You win some, you lose some
Last night the Michigan Court of Appeals stuck down a ruling by Ingham County Judge William Collette barring the Snyder administration from moving forward with a Consent Agreement with the city of Detroit until after a March 29th hearing on violations of the Open Meetings Act.
A three-judge appeals panel reversed a ruling by Ingham County Circuit Judge William Collette earlier this week that barred Snyder and members of a state financial review team from entering into a consent agreement with Detroit until after a hearing Thursday on alleged violations of the state’s Open Meetings Act.The portion of Collette’s ruling “precluding defendants from executing a consent agreement is reversed,” said the appeals court in its ruling. The court also issued a stay on other proceedings related to the alleged Open Meetings Act violations.
The Appeals Court said that Judge Collette didn’t have authority to stop future actions by the review team unless he found continued violations of the Open Meetings Act, according to the Detroit Free Press.

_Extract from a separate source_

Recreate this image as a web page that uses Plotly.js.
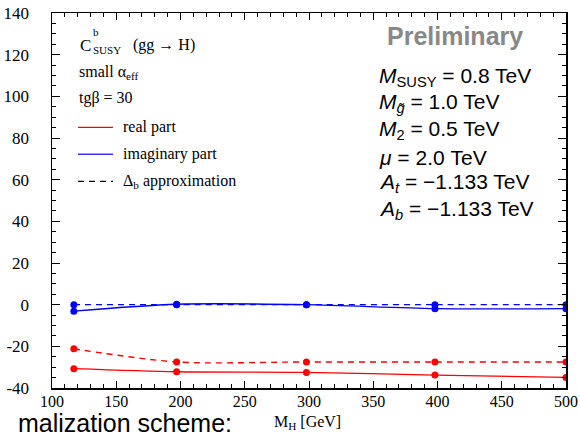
<!DOCTYPE html>
<html><head><meta charset="utf-8">
<script src="https://cdn.plot.ly/plotly-3.0.1.min.js"></script>
<style>html,body{margin:0;padding:0;background:#fff}#c{width:580px;height:442px}</style>
</head><body><div id="c"></div>
<script>
var mh = [117, 197, 298, 398, 500];
var realFull = [-30.7, -32.2, -32.5, -33.8, -34.9];
var realApprox = [-21.2, -27.5, -27.5, -27.5, -27.5];
var imagFull = [-3.1, 0.2, 0.0, -1.9, -1.9];
var imagApprox = [0, 0, 0, 0, 0];
var xTicks = [100, 150, 200, 250, 300, 350, 400, 450, 500];
var yTicks = [-40, -20, 0, 20, 40, 60, 80, 100, 120, 140];

var W = 580, H = 442, L = 52, R = 14, T = 12.5, B = 54;
var pw = W - L - R, ph = H - T - B;
function px(x){return (x - L)/pw;}
function py(y){return 1 - (y - T)/ph;}

function tr(y, color, dash){
  return {x: mh, y: y, mode: 'lines+markers', type: 'scatter',
    line: {color: color, width: 1.4, dash: dash, shape: 'spline', smoothing: 0.8},
    marker: {color: color, size: 7}, showlegend: false, hoverinfo: 'skip'};
}
var data = [
  tr(realFull, '#ff0000', 'solid'),
  tr(realApprox, '#ff0000', '6px,5px'),
  tr(imagFull, '#0000ff', 'solid'),
  tr(imagApprox, '#0000ff', '6px,5px')
];

var serif = "'Liberation Serif', 'Times New Roman', serif";
var sans = "'Liberation Sans', Arial, sans-serif";
function ann(text, x, y, size, family, opts){
  var a = {text: text, x: px(x), y: py(y), xref: 'paper', yref: 'paper',
    xanchor: 'left', yanchor: 'middle', showarrow: false,
    font: {family: family, size: size, color: '#000'}};
  if (opts) for (var k in opts) { if (k === 'font') { for (var f in opts.font) a.font[f] = opts.font[f]; } else a[k] = opts[k]; }
  return a;
}
var EQ = ' = ';
var annotations = [
  ann('C', 78, 45, 17, serif),
  ann('b', 91, 32, 11, serif),
  ann('SUSY', 91, 50, 11, serif),
  ann('(gg → H)', 131, 45, 16, serif),
  ann('small α<sub>eff</sub>', 77, 72, 16, serif),
  ann('tgβ = 30', 77, 98, 16, serif),
  ann('real part', 121, 127, 16, serif),
  ann('imaginary part', 121, 154, 16, serif),
  ann('Δ<sub>b</sub> approximation', 121, 181, 16, serif),
  ann('<b>Preliminary</b>', 385, 36, 25, sans, {font: {color: '#888888'}}),
  ann('<i>M</i><sub>SUSY</sub>' + EQ + '0.8 TeV', 377, 77, 21, sans),
  ann('<i>M</i><sub><i>g̃</i></sub>' + EQ + '1.0 TeV', 377, 103, 21, sans),
  ann('<i>M</i><sub>2</sub>' + EQ + '0.5 TeV', 377, 130, 21, sans),
  ann('<i>μ</i>' + EQ + '2.0 TeV', 377, 157, 21, sans),
  ann('<i>A</i><sub><i>t</i></sub>' + EQ + '−1.133 TeV', 377, 183, 21, sans),
  ann('<i>A</i><sub><i>b</i></sub>' + EQ + '−1.133 TeV', 377, 210, 21, sans),
  ann('malization scheme:', 234, 423, 25, sans, {xanchor: 'right'}),
  ann('M<sub>H</sub> [GeV]', 272, 423, 16, serif)
];
var shapes = [
  {type: 'line', xref: 'paper', yref: 'paper', x0: px(78), x1: px(113), y0: py(127), y1: py(127), line: {color: '#ff0000', width: 1.2}},
  {type: 'line', xref: 'paper', yref: 'paper', x0: px(78), x1: px(113), y0: py(154), y1: py(154), line: {color: '#3333ff', width: 1.4}},
  {type: 'line', xref: 'paper', yref: 'paper', x0: px(78), x1: px(113), y0: py(181), y1: py(181), line: {color: '#000', width: 1.2, dash: '6px,5px'}}
];

var layout = {
  width: W, height: H,
  margin: {l: L, r: R, t: T, b: B, pad: 0},
  paper_bgcolor: '#fff', plot_bgcolor: '#fff',
  font: {family: serif, size: 15, color: '#000'},
  xaxis: {range: [100, 500], tickvals: xTicks, ticktext: xTicks.map(String),
    ticks: 'inside', ticklen: 7, tickwidth: 1, tickcolor: '#000',
    minor: {dtick: 10, tick0: 100, ticks: 'inside', ticklen: 4, tickwidth: 1, tickcolor: '#000'},
    showline: true, linecolor: '#000', linewidth: 1.5, mirror: 'allticks',
    showgrid: false, zeroline: false, tickfont: {family: serif, size: 16}, ticklabelstandoff: -2},
  yaxis: {range: [-40, 140], tickvals: yTicks, ticktext: yTicks.map(String),
    ticks: 'inside', ticklen: 8, tickwidth: 1, tickcolor: '#000',
    minor: {dtick: 5, tick0: 0, ticks: 'inside', ticklen: 4, tickwidth: 1, tickcolor: '#000'},
    showline: true, linecolor: '#000', linewidth: 1.5, mirror: 'allticks',
    showgrid: false, zeroline: false, tickfont: {family: serif, size: 17}, ticklabelstandoff: 18},
  annotations: annotations, shapes: shapes
};
Plotly.newPlot('c', data, layout, {displayModeBar: false, staticPlot: true});
</script></body></html>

Activist and Highland Park school board member Robert Davis said he will appeal to the state Supreme Court.
In other news, a coalition of 30 Detroit public employee unions agreed to extend a 10% cut in pay that will save the city $54 million a year. The decision to sign this agreement is a dicey one. First, it does not include 18 unions that include police and firefighters have not signed onto the agreement. Second, and perhaps more importantly, the proposed Consent Agreement on the table now will not allow Detroit officials to open union contracts for renegotiation until they expire. If Mayor Bing signs this agreement now, it ties his hands for three years in terms of trying to wring more concessions from unionized city employees.
The Snyder administration immediately responded to the unions’ concession agreement saying they were not enough.
Bing’s Chief of Staff Kirk Lewis called the agreements “historic and precedent-setting,” saying they represent “a shared sacrifice.”But the state isn’t as impressed, especially since the city is shouldering a whopping $12 billion in longer-term debt and is within a month of running out of cash to pay for basic services.
“We remain concerned that tentative agreements would not generate the amount of savings that are needed to address the city’s short-term and long-term crisis,” Lasher said. “You have to get your arms around the future costs.”
Per usual, the unions didn’t cause the financial emergency but they are being asked to take the draconian cuts needed to solve it.
At some point, working for a city like Detroit will become so unprofitable that the problem won’t be if they are paying people enough but, rather, how to find qualified people to fill the positions. That day may not be so far off.